The James Joyce Reading Circle

7 thoughts on “The James Joyce Reading Circle

  1. Although episode six takes place in the lead up to and aftermath of a funeral, I find it to be the most humerous so far. The four men in the carriage on their way to Paddy Dignam’s burial gossip like old ladies at a sewing circle and give truth to the saying that when three Irishmen talk together no one wants to be the first leave because the other two will surely be talking about him.
    In Poldy’s inner dialogue he cracks “come forth Lazarus! He came fifth a lost the job.’

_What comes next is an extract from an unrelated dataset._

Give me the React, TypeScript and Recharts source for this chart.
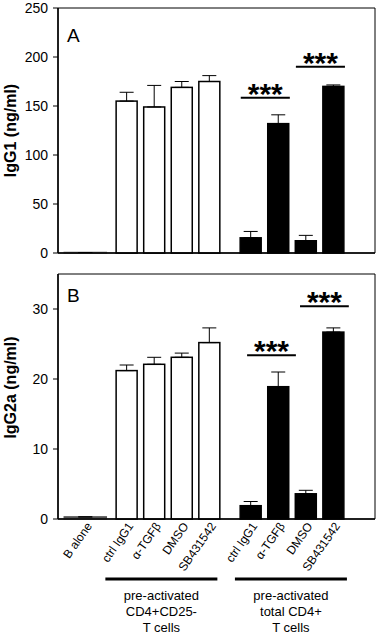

  2. This morning reading the “Scylla and Charybdis” episode.”Wait. Five months. Molecules all change. I am other I now. Other I got pound.” Entering Month Five of the global plague, will I become Unmade? Overmade? Doublebaked and Crumbled? Certainly Glazed at least. ~Don


  3. Is there such a thing as an allusion to a text that has not yet been written? When Stephen says the phrase “Gone with the wind, he mentions in the very next sentence “Tara” which is the setting of Margaret Mitchell’s 1936 book ‘Gone With The Wind’.


    1. Nothing new under the sun? Maybe not. Mitchell’s title is taken from a 19th century poem by Dowson also about the demise of the Southern culture. I would have bet it was a biblical reference like “Inherit the Wind.” I suppose an Irish novel would have a better claim to the reference to Tara. Your point is well taken, however, and exactly what James Ramey said as discussed in the Episode 1 “What They Are Saying.” Joyce is the champion at collecting and connecting allusions.


  4. The JJRC will withhold posting temporarily in observance of a raucus Bloomsday 2020. Writing about “Giacomo Joyce” will resume on or about June 18. Meanwhile, sing like Molly. Dance like Maginni. Blossom like Bloom. Then, if necessary, sue someone like Denis Breen. Slåinte! ~Don


  5. Montréal Bloomsday underway. Opening ceremony wonderfully informative connecting the 1918 pandemic referred to in the “Hades” episode to our current plight. Thank you Michael Kenneally, Chair of Concoirdia’s School of Irish Studies.